The economic picture in the U.S. has been pretty bleak since mid-March, when COVID-19 cases started multiplying rapidly. Though unemployment levels fell in May compared to April's number, the jobless rate is still at 13.3% -- a far cry from 3.5% back in February, before the pandemic. Meanwhile, in March, the stock market hit an ugly milestone -- it reached bear market territory, defined as a 20% decline in value or more.
Thankfully, the stock market has recouped some of its losses since March, and while the jobless situation is still dire, things have seemingly improved. It therefore begs the question: Is the U.S. actually in a recession right now? Or are we simply teetering on the edge of one?
What is a recession?
In its most basic form, a recession is a period of economic decline. But there are certain metrics that are typically used to define one -- namely, two consecutive quarters of declining gross domestic product. Right now, it's too soon to arrive at that data, because the pandemic didn't actually start its economic toll until March. Therefore, while we may be in a position to declare an official recession come July, right now, we're technically not there yet.

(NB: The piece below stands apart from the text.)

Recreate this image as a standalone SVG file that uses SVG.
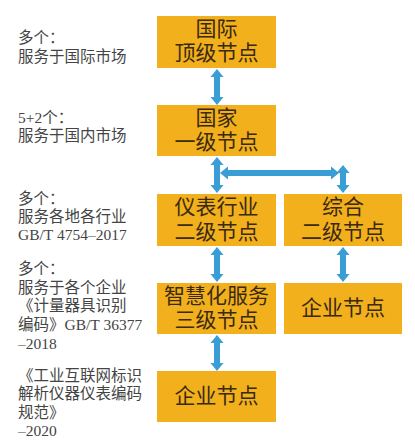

Still, our economy is certainly experiencing some recession-like disturbances, specifically on the unemployment front. And stock values, while nowhere near their lows in mid-March, have yet to return to pre-pandemic levels.
Housing is another big metric used to define a recession, but so far, housing prices haven't seen a decline. That could be due to the fact that housing activity has largely been paused during the pandemic. With social distancing measures in place, the once-simple act of viewing properties has been far less feasible in the wake of COVID-19, and with so much economic uncertainty, it's fair to say that many would-be buyers have put their home searches on hold until conditions improve.
So are we in a recession?
Technically, we may not be in a recession -- at least not yet. But the semantics involved shouldn't really matter as much as the practical day-to-day impact of what's going on. Right now, millions of Americans are out of work and struggling. Many who still have jobs have seen their hours – and paychecks -- reduced. And small businesses across the country are in danger of closing permanently.
Therefore, regardless of whether we're actually in a recession, it pays to act like we're in the midst of one. If you're still working, take the money you're not spending on essentials and sock it away in the bank so you have an emergency fund to tap if things get worse. And if you're doing well on emergency savings, use whatever money you can eke out of your paychecks to eliminate any high-interest debt you may be carrying. Finally, you might think of securing a home equity line of credit. That way, if you're still working but lose your job, you'll have a relatively low-cost way to borrow money if you need to. Of course, that only works if you own a home, so if you don't, now might be the time to apply for a modest personal loan through your bank.
Though we may not officially be in a recession, it's clear that we're also, as a whole, not in a good place. Rather than fixate on terminology, focus on getting your financial house in order in case things get even worse.